Exclude pictures. Extract exactly the lines from the one that contains "Emit a Python" down to the one that contains "slot = [2, 3, 4, 5] + [1, 2, 3, 4, 5] * 4", both included.

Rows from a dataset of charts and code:
--

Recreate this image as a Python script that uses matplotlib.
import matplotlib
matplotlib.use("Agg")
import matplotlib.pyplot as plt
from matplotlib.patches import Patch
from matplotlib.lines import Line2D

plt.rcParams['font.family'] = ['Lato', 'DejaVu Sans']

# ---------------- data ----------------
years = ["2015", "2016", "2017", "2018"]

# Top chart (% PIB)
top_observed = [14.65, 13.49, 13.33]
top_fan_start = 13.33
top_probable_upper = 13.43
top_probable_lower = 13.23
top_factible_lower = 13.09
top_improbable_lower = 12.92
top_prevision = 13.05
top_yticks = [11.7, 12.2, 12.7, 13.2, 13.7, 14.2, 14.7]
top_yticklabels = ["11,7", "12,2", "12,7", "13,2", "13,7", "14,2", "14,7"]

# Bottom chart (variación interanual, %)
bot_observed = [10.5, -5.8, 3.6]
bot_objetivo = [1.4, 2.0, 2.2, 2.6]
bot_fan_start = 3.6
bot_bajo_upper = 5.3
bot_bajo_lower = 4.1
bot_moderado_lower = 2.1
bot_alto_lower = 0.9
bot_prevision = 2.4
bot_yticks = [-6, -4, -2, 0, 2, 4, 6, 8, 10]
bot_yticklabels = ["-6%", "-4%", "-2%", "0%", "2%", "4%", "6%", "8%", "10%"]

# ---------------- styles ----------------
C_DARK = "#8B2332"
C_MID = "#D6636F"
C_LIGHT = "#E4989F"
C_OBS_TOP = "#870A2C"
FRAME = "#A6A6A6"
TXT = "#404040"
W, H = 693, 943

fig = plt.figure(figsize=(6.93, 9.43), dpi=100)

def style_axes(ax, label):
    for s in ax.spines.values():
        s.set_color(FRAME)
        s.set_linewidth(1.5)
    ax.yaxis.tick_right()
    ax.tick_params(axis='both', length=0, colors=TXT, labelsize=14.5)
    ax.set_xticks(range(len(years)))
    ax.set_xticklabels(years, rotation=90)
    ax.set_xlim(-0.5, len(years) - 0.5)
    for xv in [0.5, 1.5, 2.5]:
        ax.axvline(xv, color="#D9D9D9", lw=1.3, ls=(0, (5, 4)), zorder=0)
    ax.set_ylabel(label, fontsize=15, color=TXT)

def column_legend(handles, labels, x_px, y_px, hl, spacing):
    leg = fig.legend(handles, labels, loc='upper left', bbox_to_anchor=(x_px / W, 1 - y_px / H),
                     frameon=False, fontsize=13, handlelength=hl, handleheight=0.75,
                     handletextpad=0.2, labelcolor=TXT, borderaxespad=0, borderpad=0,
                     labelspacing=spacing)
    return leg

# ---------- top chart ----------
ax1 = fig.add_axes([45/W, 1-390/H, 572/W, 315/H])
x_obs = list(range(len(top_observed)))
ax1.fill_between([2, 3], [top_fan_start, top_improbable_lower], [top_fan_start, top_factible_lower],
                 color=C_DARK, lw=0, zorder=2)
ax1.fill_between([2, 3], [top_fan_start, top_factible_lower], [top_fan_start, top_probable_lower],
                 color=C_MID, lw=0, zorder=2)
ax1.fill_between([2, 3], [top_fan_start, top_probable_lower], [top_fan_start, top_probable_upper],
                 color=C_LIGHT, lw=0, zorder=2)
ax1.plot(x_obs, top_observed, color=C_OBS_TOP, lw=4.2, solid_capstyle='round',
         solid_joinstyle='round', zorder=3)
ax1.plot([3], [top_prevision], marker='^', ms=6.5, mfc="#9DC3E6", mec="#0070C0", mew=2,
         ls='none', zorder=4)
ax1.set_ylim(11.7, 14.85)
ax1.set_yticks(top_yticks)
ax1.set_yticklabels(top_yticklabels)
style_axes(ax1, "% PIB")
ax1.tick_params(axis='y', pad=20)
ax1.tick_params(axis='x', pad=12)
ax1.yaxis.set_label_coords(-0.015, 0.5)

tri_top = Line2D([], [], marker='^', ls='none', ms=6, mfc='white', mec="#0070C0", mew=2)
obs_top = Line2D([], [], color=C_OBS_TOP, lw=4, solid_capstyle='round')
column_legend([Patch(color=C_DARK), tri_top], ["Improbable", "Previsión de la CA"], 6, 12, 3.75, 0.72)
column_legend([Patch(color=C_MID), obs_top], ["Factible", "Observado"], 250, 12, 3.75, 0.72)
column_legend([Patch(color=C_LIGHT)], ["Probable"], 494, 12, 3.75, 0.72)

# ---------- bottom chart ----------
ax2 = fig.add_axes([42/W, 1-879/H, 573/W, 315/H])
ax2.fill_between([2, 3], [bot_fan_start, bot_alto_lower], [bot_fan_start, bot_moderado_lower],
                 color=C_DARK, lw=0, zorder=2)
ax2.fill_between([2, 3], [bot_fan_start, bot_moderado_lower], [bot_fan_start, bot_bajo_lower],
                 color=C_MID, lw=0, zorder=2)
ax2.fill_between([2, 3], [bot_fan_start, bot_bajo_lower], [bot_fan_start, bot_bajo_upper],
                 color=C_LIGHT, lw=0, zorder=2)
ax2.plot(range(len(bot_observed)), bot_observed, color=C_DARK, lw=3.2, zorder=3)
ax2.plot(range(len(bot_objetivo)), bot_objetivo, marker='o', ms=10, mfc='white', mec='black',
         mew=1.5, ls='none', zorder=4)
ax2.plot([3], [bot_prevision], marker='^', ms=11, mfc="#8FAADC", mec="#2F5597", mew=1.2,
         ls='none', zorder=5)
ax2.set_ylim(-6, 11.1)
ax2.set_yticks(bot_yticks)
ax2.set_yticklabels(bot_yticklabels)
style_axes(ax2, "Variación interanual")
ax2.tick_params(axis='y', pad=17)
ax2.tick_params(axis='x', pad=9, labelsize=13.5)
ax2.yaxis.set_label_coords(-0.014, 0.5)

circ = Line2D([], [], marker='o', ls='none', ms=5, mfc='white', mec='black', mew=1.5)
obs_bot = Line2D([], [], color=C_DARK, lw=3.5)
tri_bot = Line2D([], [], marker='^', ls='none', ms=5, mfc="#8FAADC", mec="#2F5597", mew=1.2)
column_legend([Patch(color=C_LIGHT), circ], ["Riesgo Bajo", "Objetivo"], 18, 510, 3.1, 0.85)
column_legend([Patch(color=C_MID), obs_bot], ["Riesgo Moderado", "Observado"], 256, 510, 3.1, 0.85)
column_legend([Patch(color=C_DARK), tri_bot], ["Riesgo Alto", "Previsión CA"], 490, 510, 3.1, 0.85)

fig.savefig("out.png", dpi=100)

--

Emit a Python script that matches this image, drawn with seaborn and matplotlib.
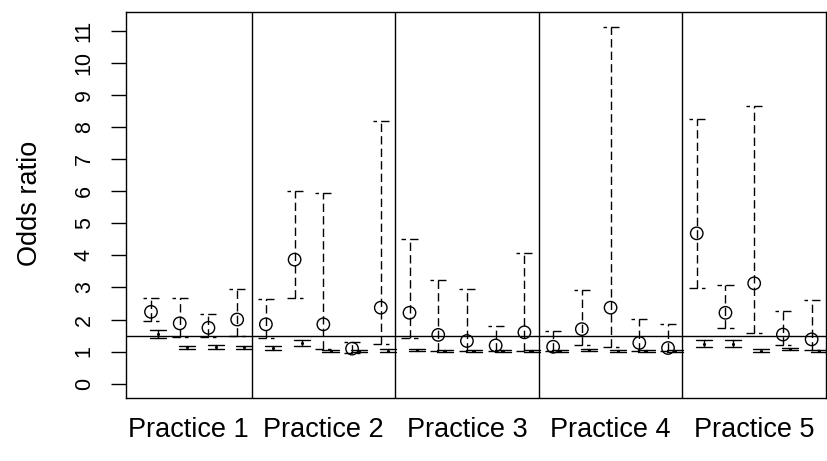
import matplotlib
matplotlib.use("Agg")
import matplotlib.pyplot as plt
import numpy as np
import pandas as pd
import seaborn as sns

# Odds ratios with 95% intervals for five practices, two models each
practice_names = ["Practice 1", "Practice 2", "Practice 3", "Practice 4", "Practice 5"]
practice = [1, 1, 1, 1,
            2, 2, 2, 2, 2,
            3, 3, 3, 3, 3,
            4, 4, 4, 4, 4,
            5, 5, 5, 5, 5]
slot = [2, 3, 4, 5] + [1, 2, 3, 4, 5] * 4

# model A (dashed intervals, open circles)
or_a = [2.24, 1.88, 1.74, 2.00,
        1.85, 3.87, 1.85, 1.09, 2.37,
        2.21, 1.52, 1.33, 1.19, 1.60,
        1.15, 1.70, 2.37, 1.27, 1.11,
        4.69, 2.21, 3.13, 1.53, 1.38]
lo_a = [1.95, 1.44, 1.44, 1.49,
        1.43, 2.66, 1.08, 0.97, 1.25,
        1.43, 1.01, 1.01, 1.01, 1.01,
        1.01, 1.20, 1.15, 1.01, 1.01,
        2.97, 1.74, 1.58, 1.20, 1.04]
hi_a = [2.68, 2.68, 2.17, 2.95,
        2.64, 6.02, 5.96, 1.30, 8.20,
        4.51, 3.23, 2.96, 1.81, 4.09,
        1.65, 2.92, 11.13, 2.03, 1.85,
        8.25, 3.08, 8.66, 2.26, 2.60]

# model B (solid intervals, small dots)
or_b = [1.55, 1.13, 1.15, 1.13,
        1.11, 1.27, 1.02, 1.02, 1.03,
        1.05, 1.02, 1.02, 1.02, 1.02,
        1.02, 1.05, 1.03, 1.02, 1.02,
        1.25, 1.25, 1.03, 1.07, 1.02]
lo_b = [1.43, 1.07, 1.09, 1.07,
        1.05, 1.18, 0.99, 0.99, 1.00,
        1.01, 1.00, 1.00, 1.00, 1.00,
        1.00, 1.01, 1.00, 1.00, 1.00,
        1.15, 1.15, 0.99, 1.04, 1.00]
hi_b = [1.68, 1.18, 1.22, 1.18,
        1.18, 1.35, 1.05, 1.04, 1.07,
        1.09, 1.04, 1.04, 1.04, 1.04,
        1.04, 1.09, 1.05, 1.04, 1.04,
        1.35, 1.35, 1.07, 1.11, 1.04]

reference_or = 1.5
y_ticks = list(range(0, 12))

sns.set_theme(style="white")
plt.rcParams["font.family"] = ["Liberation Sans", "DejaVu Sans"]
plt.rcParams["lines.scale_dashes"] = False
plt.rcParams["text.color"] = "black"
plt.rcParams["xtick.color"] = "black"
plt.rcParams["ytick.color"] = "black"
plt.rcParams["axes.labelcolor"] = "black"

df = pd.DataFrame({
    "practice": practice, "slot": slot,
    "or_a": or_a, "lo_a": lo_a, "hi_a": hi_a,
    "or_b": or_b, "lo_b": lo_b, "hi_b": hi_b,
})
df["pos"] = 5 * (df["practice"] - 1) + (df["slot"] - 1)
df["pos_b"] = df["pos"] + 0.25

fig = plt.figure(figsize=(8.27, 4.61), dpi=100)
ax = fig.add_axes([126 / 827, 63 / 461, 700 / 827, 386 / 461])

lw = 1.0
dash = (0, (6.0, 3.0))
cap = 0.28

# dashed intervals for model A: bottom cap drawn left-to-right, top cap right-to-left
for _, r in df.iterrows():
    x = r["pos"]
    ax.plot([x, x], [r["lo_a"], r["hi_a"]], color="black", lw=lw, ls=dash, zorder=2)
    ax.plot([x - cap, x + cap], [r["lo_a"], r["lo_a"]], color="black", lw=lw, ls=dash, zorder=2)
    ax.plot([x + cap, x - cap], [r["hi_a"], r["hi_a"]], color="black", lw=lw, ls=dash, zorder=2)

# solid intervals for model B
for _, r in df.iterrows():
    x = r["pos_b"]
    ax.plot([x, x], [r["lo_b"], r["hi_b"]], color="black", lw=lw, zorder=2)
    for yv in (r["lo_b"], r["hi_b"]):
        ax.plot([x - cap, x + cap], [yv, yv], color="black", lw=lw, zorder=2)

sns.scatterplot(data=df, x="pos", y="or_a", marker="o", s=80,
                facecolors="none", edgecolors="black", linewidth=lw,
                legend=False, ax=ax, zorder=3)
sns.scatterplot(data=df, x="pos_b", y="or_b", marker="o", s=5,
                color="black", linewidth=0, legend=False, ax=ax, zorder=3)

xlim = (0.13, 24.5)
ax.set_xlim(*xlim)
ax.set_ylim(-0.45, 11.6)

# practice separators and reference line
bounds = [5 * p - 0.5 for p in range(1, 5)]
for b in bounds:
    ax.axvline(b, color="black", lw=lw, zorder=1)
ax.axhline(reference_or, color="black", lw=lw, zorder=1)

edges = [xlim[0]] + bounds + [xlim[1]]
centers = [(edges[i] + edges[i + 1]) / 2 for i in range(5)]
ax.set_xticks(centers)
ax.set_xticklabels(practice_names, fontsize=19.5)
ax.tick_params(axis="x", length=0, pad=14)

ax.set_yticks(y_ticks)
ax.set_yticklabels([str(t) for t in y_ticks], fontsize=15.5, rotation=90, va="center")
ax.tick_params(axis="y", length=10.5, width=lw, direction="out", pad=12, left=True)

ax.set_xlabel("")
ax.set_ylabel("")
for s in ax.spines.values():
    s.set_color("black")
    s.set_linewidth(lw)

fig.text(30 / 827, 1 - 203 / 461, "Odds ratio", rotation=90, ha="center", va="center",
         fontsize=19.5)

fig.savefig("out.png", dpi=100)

--

** Finished answer **
Emit a Python script that matches this image, drawn with seaborn and matplotlib.
import matplotlib
matplotlib.use("Agg")
import matplotlib.pyplot as plt
import numpy as np
import pandas as pd
import seaborn as sns

# Odds ratios with 95% intervals for five practices, two models each
practice_names = ["Practice 1", "Practice 2", "Practice 3", "Practice 4", "Practice 5"]
practice = [1, 1, 1, 1,
            2, 2, 2, 2, 2,
            3, 3, 3, 3, 3,
            4, 4, 4, 4, 4,
            5, 5, 5, 5, 5]
slot = [2, 3, 4, 5] + [1, 2, 3, 4, 5] * 4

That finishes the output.